We were at a party to launch National Novel Writing Month, which I was determined to try after watching enviously from the sidelines for the previous year or two. I had a setting, a beginning, an idea of the end, nothing in between and barely any characters, but in the NaNo spirit: NO PROBLEM. I soldiered dutifully ahead for about a week, churning through a handful of loosely connected scenes and about 30 handwritten pages before running aground in bafflement and exhaustion.

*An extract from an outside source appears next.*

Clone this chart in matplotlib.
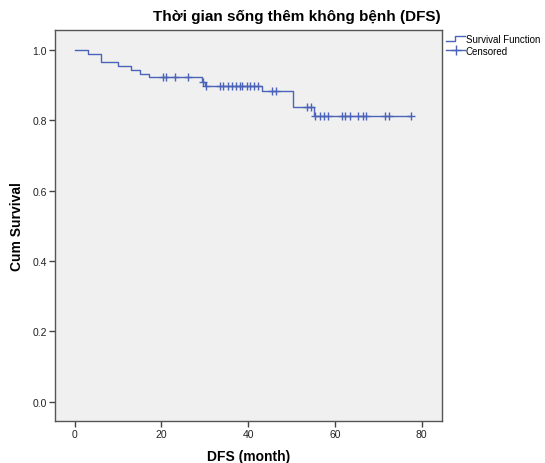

Almost exactly three years ago, I was curled on the living room loveseat, scowling into the computer with those old 30 pages sitting next to me while one or both of my kids screamed upstairs. I knew I was never going to get through the NaNo goal of 50,000 words in a month; if I hadn’t managed it in 2006, I sure as hell wouldn’t be doing it in 2013. But I’d written my Master’s thesis at a rate of two pages a day, and that seemed like an achievable goal for fiction. After all, nobody was ever going to read it and it was never going to go anywhere. But by god, I was going to write it.
And now, after spending the intervening time hauling that little ghost story in and out of zombie surgery, most recently with the help of literary agent and narrative necromancer Lana Popovic: IT LIIIIIIIIIVES.
Strap on your goggles and keep throwing the zombie guts at the wall. Your lightning strike is waiting.